**PROBLEM REQUIREMENTS**
Write out each line word for word. Drop pictures.

**RAW DATA**
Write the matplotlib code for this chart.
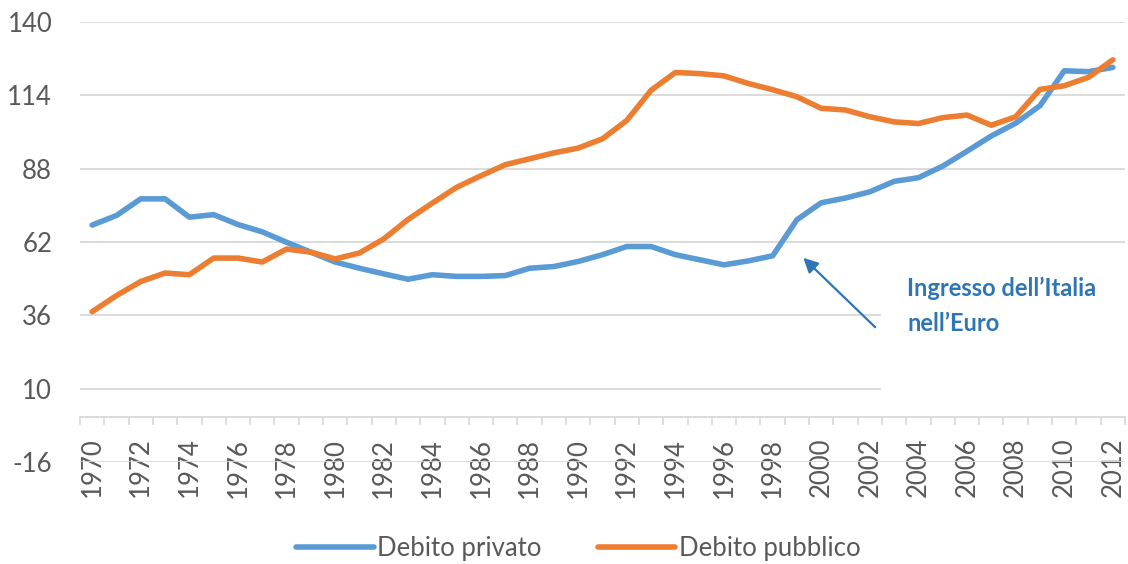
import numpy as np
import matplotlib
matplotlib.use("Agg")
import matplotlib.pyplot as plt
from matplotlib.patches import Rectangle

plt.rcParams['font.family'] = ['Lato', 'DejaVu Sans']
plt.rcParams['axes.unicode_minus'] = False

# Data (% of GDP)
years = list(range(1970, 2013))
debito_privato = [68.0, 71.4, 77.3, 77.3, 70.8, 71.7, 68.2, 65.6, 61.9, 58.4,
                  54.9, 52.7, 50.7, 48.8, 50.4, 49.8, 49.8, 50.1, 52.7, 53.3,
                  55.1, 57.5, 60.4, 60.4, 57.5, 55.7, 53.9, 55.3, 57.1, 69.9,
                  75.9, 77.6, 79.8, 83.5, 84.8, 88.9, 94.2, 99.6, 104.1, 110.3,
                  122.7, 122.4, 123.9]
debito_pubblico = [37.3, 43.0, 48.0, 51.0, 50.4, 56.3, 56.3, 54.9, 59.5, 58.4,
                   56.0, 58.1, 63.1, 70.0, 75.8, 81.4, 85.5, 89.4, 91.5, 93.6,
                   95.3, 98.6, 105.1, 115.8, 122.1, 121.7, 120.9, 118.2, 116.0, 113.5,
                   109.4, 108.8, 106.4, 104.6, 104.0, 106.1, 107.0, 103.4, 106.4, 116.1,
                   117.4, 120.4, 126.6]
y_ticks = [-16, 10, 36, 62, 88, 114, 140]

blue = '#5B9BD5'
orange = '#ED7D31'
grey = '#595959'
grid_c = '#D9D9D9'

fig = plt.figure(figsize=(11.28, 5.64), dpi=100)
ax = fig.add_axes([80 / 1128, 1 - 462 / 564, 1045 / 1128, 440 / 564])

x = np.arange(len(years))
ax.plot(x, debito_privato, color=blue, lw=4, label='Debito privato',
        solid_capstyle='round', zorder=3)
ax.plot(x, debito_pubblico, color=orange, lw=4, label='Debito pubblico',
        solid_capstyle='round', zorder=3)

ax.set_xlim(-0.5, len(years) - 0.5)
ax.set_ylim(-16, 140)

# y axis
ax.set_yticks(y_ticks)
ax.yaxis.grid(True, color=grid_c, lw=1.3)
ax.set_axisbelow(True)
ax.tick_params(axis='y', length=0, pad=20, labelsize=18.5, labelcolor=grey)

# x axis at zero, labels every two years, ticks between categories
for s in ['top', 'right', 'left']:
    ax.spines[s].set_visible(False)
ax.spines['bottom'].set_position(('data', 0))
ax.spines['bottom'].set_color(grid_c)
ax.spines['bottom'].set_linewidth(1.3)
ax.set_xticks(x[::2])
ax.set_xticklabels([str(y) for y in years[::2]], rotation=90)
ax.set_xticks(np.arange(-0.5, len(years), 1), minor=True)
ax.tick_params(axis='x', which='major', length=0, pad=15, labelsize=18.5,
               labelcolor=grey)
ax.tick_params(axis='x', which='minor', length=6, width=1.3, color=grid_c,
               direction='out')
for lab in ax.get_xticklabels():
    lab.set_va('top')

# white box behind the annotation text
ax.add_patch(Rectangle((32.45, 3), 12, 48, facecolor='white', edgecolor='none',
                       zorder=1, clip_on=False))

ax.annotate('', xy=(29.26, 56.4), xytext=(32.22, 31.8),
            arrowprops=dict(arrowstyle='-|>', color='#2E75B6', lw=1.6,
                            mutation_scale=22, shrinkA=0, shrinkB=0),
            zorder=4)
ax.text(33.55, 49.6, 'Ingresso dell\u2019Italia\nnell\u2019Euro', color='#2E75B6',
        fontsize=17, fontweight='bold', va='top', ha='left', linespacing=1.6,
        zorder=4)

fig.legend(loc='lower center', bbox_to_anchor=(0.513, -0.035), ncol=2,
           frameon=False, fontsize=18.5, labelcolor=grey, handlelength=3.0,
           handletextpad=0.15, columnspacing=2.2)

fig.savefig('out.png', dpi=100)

**SOLUTION TO THE PROBLEM**
Write the matplotlib code for this chart.
import numpy as np
import matplotlib
matplotlib.use("Agg")
import matplotlib.pyplot as plt
from matplotlib.patches import Rectangle

plt.rcParams['font.family'] = ['Lato', 'DejaVu Sans']
plt.rcParams['axes.unicode_minus'] = False

# Data (% of GDP)
years = list(range(1970, 2013))
debito_privato = [68.0, 71.4, 77.3, 77.3, 70.8, 71.7, 68.2, 65.6, 61.9, 58.4,
                  54.9, 52.7, 50.7, 48.8, 50.4, 49.8, 49.8, 50.1, 52.7, 53.3,
                  55.1, 57.5, 60.4, 60.4, 57.5, 55.7, 53.9, 55.3, 57.1, 69.9,
                  75.9, 77.6, 79.8, 83.5, 84.8, 88.9, 94.2, 99.6, 104.1, 110.3,
                  122.7, 122.4, 123.9]
debito_pubblico = [37.3, 43.0, 48.0, 51.0, 50.4, 56.3, 56.3, 54.9, 59.5, 58.4,
                   56.0, 58.1, 63.1, 70.0, 75.8, 81.4, 85.5, 89.4, 91.5, 93.6,
                   95.3, 98.6, 105.1, 115.8, 122.1, 121.7, 120.9, 118.2, 116.0, 113.5,
                   109.4, 108.8, 106.4, 104.6, 104.0, 106.1, 107.0, 103.4, 106.4, 116.1,
                   117.4, 120.4, 126.6]
y_ticks = [-16, 10, 36, 62, 88, 114, 140]

blue = '#5B9BD5'
orange = '#ED7D31'
grey = '#595959'
grid_c = '#D9D9D9'

fig = plt.figure(figsize=(11.28, 5.64), dpi=100)
ax = fig.add_axes([80 / 1128, 1 - 462 / 564, 1045 / 1128, 440 / 564])

x = np.arange(len(years))
ax.plot(x, debito_privato, color=blue, lw=4, label='Debito privato',
        solid_capstyle='round', zorder=3)
ax.plot(x, debito_pubblico, color=orange, lw=4, label='Debito pubblico',
        solid_capstyle='round', zorder=3)

ax.set_xlim(-0.5, len(years) - 0.5)
ax.set_ylim(-16, 140)

# y axis
ax.set_yticks(y_ticks)
ax.yaxis.grid(True, color=grid_c, lw=1.3)
ax.set_axisbelow(True)
ax.tick_params(axis='y', length=0, pad=20, labelsize=18.5, labelcolor=grey)

# x axis at zero, labels every two years, ticks between categories
for s in ['top', 'right', 'left']:
    ax.spines[s].set_visible(False)
ax.spines['bottom'].set_position(('data', 0))
ax.spines['bottom'].set_color(grid_c)
ax.spines['bottom'].set_linewidth(1.3)
ax.set_xticks(x[::2])
ax.set_xticklabels([str(y) for y in years[::2]], rotation=90)
ax.set_xticks(np.arange(-0.5, len(years), 1), minor=True)
ax.tick_params(axis='x', which='major', length=0, pad=15, labelsize=18.5,
               labelcolor=grey)
ax.tick_params(axis='x', which='minor', length=6, width=1.3, color=grid_c,
               direction='out')
for lab in ax.get_xticklabels():
    lab.set_va('top')

# white box behind the annotation text
ax.add_patch(Rectangle((32.45, 3), 12, 48, facecolor='white', edgecolor='none',
                       zorder=1, clip_on=False))

ax.annotate('', xy=(29.26, 56.4), xytext=(32.22, 31.8),
            arrowprops=dict(arrowstyle='-|>', color='#2E75B6', lw=1.6,
                            mutation_scale=22, shrinkA=0, shrinkB=0),
            zorder=4)
ax.text(33.55, 49.6, 'Ingresso dell\u2019Italia\nnell\u2019Euro', color='#2E75B6',
        fontsize=17, fontweight='bold', va='top', ha='left', linespacing=1.6,
        zorder=4)

fig.legend(loc='lower center', bbox_to_anchor=(0.513, -0.035), ncol=2,
           frameon=False, fontsize=18.5, labelcolor=grey, handlelength=3.0,
           handletextpad=0.15, columnspacing=2.2)

fig.savefig('out.png', dpi=100)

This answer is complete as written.